Beyers graduated from the University of Stellenbosch in 1979 with a degree in BSc Agriculture with oenology and viticulture, and initially worked for the Fruit Board as part of his bursary commitments. At 25 years of age he became Kanonkop’s third winemaker, and arrived at the farm ahead of the 1981 vintage.
Here, Beyers attained a status that no other winemaker anywhere in the world can lay claim to: the Prince of Pinotage.

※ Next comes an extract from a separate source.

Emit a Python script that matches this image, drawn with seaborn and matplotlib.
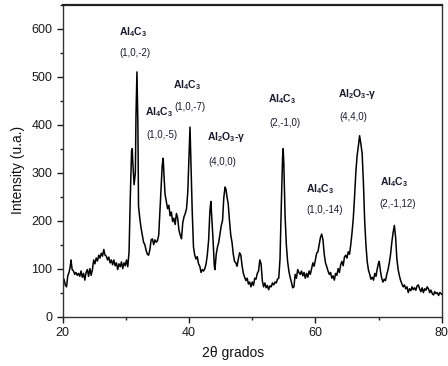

Since Kanonkop’s first estate vintage in 1973, Pinotage has been one of its focal points, and no serious conversation about Pinotage anywhere excludes the name Kanonkop. This is primarily the result of Beyers’s infatuation with the grape and its wines, as well as his crusade to have the variety recognised as a premium South African wine, capable of standing alongside other great red wines of the world.
When he won the Robert Mondavi Trophy at the International Wine and Spirit Competition in 1991 for Best Winemaker in the World, it was the 1989 Kanonkop Pinotage that convinced the judges Beyers was that year’s man of the moment.

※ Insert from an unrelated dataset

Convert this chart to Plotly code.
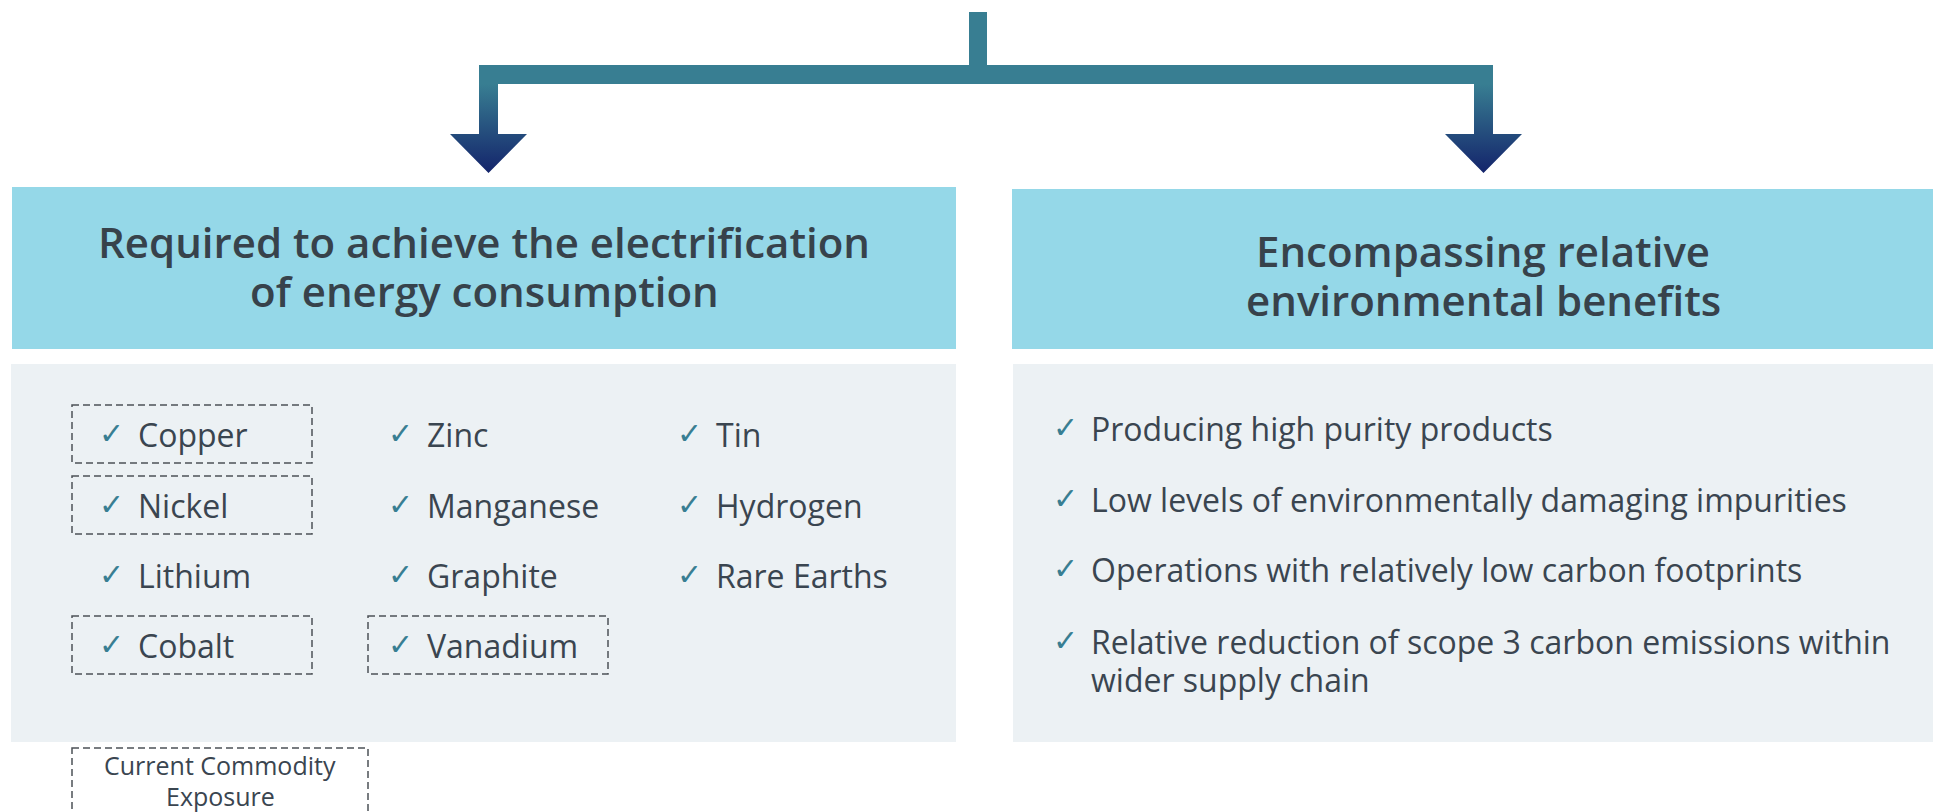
import plotly.graph_objects as go

# content
headers = ["Required to achieve the electrification\nof energy consumption",
           "Encompassing relative\nenvironmental benefits"]
commodities = ["Copper", "Nickel", "Lithium", "Cobalt",
               "Zinc", "Manganese", "Graphite", "Vanadium",
               "Tin", "Hydrogen", "Rare Earths"]
exposure = [True, True, False, True,
            False, False, False, True,
            False, False, False]
benefits = ["Producing high purity products",
            "Low levels of environmentally damaging impurities",
            "Operations with relatively low carbon footprints",
            "Relative reduction of scope 3 carbon emissions within\nwider supply chain"]
legend_text = "Current Commodity\nExposure"

W, H = 1941, 812
OFF = 8  # page body margin, so data units == page pixels
TEAL = "#387E92"
NAVY = "#14246B"
HEAD_FILL = "#95D8E8"
BODY_FILL = "#ECF1F4"
HEAD_TXT = "#37424B"
BODY_TXT = "#3A4550"
DASH = "#4C5157"
FONT = "Open Sans"

fig = go.Figure()
shapes = []
ann = []

def rect(x0, y0, x1, y1, fill, line=None):
    d = dict(type="rect", xref="x", yref="y", x0=x0, y0=y0, x1=x1, y1=y1,
             fillcolor=fill, layer="below")
    d["line"] = line if line else dict(width=0)
    return d

def dashed(x0, y0, x1, y1):
    return dict(type="rect", xref="x", yref="y", x0=x0, x1=x1, y0=y0, y1=y1,
                line=dict(color=DASH, width=1.5, dash="7px,4px"),
                fillcolor="rgba(0,0,0,0)", layer="above")

def text(x, y, s, size, color, xanchor="left", weight=400, family=FONT):
    ann.append(dict(x=x, y=y, xref="x", yref="y", text=s, showarrow=False,
                    xanchor=xanchor, yanchor="middle",
                    font=dict(family=family, size=size, color=color, weight=weight)))

# connector: stem + horizontal bar
shapes.append(rect(969, 12, 987, 66, TEAL))
shapes.append(rect(479, 65, 1493, 84, TEAL))

# two down arrows with a teal->navy gradient
for sx, cx in [(479, 488.5), (1474, 1483.5)]:
    xs = [sx, sx + 19, sx + 19, cx + 38.5, cx, cx - 38.5, sx, sx]
    ys = [83, 83, 134, 134, 173, 134, 134, 83]
    fig.add_trace(go.Scatter(x=xs, y=ys, mode="lines", fill="toself",
                             line=dict(width=0, color=TEAL),
                             fillgradient=dict(type="vertical", start=84, stop=173,
                                               colorscale=[[0, TEAL], [1, NAVY]]),
                             hoverinfo="skip", showlegend=False))

# header and body panels
panels = [(12, 956, 484, 241, 187), (1012, 1960, 1483, 250, 189)]
for (x0, x1, cx, ty, top), head in zip(panels, headers):
    shapes.append(rect(x0, top, x1, 349, HEAD_FILL))
    shapes.append(rect(x0 + (1 if x0 > 500 else -1), 364, x1, 742, BODY_FILL))
    for i, line in enumerate(head.split("\n")):
        text(cx, ty + i * 49, line, 42, HEAD_TXT, xanchor="center", weight=600)

# commodity grid
col_check = [99, 388, 677]
col_box = [72, 368, 657]
row_y = [434, 505, 575, 645]
for i, (name, exp) in enumerate(zip(commodities, exposure)):
    c, r = i // 4, i % 4
    y = row_y[r]
    text(col_check[c] - 2, y - 1, "✓", 30, TEAL, family="DejaVu Sans")
    text(col_check[c] + 37, y, name, 32, BODY_TXT)
    if exp:
        shapes.append(dashed(col_box[c], y - 29, col_box[c] + 240, y + 29))

# legend box
shapes.append(dashed(72, 748, 368, 840))
for i, line in enumerate(legend_text.split("\n")):
    text(220, 765 + i * 31, line, 25, BODY_TXT, xanchor="center")

# benefits list
by = [428, 499, 569, 641]
for y, b in zip(by, benefits):
    text(1051, y - 1, "✓", 30, TEAL, family="DejaVu Sans")
    for j, line in enumerate(b.split("\n")):
        text(1089, y + j * 38, line, 32, BODY_TXT)

fig.update_layout(
    width=W, height=H,
    margin=dict(l=0, r=0, t=0, b=0),
    paper_bgcolor="white", plot_bgcolor="white",
    xaxis=dict(range=[OFF, W + OFF], visible=False, fixedrange=True),
    yaxis=dict(range=[H + OFF, OFF], visible=False, fixedrange=True),
    shapes=shapes, annotations=ann, showlegend=False,
)
fig.write_html("out.html")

The story of Beyers’s wine farm, Beyerskloof, started with a vineyard, planted at a small home farm off the Koelenhof road in Stellenbosch, bought in 1988. The first vineyards that he planted were Cabernet and Sauvignon.
A few years later in 1995, the first Beyerskloof Pinotage was produced and bottled, and one year later, it went on to win the first of many Absa Top 10 Pinotage awards.
From here, Beyerskloof continued to grow, and in 1997, another 100 hectares were bought in the Bottelary Winelands of Stellenbosch.
The landholding increased once again in 2018 with the purchase of another 50 hectares of vineyards known as Kriekbult. These vineyards can be viewed from the deck of the Red Leaf Bistro at Beyerskloof, stretching between the winery and the majestic Simonsberg Mountain.
Today, Winemaker Anri Truter continues to build on the legacy of his father, Beyers, while driving new horizons. With his passion for innovation in the vineyards and cellar, the future of Beyerskloof and Pinotage holds exciting promise.